Task description: Pull every line containing the word "with" from the records.

Data excerpts:
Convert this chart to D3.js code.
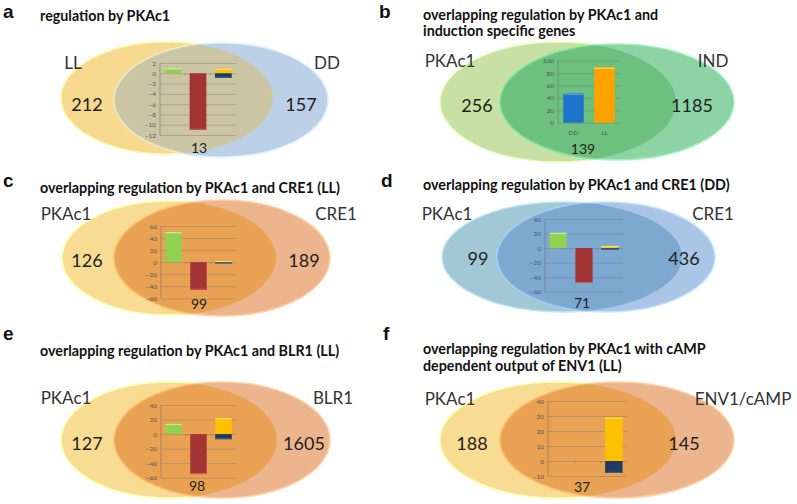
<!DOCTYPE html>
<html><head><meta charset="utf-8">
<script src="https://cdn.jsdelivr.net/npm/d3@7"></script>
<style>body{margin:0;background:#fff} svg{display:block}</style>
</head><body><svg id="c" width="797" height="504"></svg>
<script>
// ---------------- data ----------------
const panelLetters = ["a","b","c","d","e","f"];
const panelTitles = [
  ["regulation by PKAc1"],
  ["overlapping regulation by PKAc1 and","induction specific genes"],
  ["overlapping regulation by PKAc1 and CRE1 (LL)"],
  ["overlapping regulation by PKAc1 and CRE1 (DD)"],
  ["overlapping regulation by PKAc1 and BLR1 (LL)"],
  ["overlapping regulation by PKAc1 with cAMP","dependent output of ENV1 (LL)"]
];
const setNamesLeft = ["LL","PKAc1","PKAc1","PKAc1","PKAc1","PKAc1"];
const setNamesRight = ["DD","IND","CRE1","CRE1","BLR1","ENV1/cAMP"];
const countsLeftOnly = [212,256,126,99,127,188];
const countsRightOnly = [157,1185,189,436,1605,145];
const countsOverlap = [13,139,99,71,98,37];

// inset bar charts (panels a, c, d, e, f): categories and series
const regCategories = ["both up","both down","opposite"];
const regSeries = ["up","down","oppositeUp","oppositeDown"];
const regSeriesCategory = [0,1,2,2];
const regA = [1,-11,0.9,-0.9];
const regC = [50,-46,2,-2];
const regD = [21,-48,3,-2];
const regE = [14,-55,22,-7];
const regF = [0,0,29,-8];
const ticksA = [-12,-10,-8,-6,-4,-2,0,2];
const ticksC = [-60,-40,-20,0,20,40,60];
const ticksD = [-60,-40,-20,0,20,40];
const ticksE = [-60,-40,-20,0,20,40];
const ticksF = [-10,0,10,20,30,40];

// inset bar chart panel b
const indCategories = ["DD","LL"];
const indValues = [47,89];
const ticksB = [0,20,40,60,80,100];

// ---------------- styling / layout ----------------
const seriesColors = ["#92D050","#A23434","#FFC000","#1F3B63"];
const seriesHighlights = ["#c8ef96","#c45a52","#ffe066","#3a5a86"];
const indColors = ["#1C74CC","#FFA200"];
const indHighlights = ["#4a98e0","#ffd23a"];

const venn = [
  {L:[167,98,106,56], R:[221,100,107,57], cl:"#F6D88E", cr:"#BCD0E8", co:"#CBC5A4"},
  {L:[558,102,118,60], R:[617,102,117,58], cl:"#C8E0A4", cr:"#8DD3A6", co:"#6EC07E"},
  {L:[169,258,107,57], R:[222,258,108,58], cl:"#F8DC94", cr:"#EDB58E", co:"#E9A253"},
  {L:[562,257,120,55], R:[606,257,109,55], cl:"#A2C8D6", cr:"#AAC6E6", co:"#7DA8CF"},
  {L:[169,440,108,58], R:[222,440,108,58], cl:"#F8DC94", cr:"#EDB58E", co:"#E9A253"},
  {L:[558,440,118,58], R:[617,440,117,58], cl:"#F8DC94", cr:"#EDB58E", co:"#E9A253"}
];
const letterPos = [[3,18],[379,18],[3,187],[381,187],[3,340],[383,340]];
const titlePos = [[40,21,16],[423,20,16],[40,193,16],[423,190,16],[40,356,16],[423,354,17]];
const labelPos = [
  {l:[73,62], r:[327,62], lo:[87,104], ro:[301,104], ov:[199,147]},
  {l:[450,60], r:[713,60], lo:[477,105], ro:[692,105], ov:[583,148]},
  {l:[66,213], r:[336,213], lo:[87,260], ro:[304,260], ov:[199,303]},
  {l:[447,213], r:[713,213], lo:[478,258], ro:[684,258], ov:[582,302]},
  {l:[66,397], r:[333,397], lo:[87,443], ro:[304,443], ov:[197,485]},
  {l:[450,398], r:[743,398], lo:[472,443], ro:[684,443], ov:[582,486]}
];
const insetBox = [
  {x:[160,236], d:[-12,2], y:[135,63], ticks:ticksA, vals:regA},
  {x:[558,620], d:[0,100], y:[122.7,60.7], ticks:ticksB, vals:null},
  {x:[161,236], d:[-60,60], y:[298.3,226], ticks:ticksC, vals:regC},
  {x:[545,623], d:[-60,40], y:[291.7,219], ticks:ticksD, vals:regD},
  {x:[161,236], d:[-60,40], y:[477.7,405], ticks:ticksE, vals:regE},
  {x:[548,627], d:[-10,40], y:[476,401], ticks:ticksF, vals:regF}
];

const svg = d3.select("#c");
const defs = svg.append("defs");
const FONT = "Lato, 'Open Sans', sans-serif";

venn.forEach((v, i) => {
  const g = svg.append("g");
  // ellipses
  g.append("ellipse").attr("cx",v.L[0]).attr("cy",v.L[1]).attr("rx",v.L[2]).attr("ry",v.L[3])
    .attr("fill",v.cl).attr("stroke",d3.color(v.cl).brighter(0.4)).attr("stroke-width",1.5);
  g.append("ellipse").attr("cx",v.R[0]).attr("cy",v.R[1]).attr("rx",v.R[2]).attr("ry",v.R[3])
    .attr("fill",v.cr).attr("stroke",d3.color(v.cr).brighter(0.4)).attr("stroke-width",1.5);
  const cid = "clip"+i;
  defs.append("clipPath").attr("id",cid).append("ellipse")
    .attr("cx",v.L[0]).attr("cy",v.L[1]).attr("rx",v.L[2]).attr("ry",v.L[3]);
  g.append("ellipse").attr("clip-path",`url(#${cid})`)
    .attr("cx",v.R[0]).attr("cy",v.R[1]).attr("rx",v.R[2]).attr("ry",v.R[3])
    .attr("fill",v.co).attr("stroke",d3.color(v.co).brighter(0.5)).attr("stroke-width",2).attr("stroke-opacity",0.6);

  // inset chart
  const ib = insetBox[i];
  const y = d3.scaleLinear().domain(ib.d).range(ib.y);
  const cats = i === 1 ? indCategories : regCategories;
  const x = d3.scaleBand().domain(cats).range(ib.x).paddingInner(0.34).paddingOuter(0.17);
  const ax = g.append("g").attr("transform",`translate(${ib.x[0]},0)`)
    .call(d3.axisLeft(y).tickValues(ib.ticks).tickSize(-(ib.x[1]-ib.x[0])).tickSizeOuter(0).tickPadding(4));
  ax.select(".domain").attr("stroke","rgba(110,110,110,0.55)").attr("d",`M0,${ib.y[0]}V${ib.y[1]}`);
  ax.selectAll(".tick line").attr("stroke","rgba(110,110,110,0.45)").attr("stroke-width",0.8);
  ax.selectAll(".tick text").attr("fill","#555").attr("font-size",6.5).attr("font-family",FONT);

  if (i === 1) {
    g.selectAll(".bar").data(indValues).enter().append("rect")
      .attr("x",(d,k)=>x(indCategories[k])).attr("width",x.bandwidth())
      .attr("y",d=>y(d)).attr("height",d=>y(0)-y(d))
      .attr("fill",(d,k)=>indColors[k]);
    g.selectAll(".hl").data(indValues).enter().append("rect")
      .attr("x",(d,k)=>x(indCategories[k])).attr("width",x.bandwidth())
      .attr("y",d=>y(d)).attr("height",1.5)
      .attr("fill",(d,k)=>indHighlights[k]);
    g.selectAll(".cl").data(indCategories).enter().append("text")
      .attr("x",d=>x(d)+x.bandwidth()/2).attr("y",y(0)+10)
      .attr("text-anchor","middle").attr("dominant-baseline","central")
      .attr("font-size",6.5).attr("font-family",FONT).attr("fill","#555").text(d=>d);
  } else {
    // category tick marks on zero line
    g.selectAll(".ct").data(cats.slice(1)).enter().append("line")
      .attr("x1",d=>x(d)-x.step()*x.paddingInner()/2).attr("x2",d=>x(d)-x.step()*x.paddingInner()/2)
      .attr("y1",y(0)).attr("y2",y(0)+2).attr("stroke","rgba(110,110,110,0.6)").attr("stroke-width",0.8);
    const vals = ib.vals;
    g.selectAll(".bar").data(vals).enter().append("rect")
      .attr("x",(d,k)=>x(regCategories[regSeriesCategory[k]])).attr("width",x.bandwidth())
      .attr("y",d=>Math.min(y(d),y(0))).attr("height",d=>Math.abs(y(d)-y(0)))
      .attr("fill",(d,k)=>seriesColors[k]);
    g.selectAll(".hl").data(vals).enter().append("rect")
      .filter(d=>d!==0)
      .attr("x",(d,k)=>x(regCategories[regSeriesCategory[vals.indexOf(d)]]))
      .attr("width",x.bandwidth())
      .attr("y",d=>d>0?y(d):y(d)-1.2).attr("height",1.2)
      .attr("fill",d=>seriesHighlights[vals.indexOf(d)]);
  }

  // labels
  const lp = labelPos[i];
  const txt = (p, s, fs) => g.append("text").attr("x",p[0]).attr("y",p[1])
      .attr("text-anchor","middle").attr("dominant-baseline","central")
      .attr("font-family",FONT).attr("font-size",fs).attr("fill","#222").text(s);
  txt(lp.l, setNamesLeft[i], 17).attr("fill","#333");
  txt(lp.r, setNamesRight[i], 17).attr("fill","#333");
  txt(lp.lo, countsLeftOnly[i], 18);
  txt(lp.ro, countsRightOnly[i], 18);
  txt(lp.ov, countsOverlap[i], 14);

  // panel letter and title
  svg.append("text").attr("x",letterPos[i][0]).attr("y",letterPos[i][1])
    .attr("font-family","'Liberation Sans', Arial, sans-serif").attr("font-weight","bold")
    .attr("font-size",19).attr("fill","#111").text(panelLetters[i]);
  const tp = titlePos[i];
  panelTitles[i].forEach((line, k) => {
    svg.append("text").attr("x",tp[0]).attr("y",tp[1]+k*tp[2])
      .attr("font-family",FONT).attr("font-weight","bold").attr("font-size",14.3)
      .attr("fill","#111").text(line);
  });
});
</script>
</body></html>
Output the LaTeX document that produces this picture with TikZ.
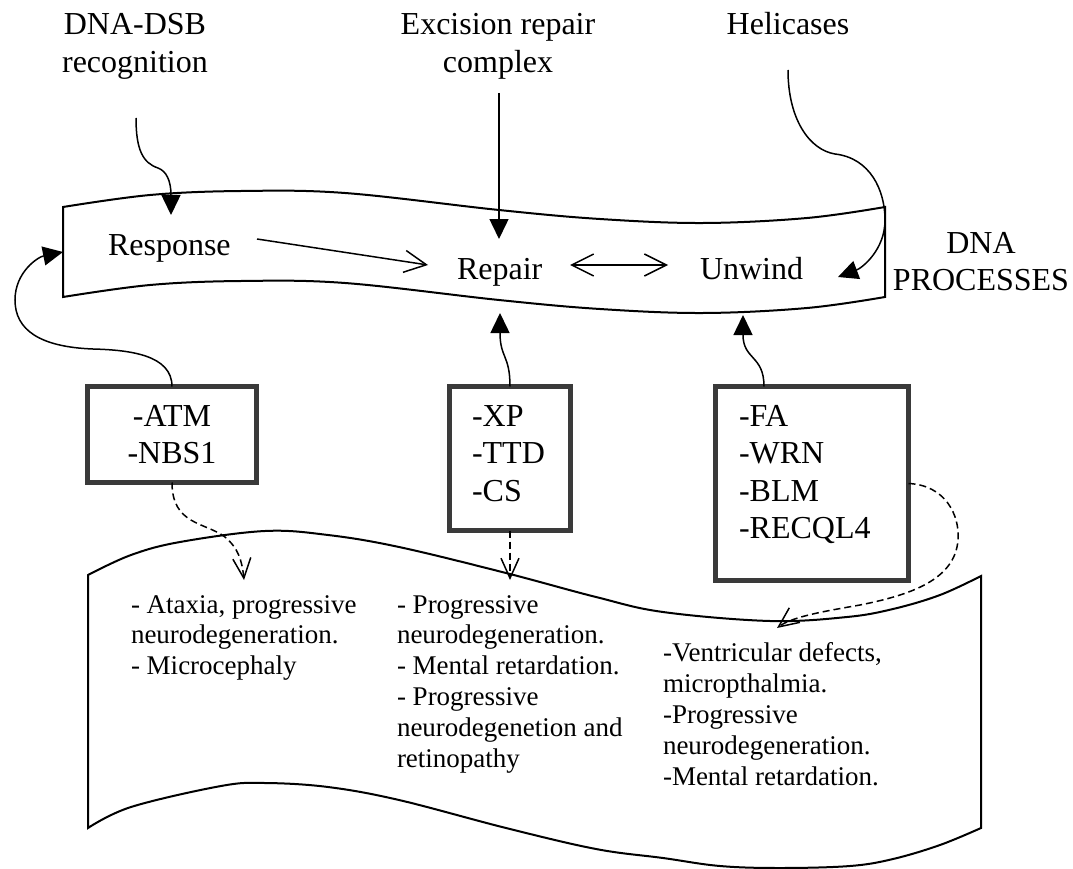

Response to the task:
  ["overlapping regulation by PKAc1 with cAMP","dependent output of ENV1 (LL)"]
Output the LaTeX document that produces this picture with TikZ.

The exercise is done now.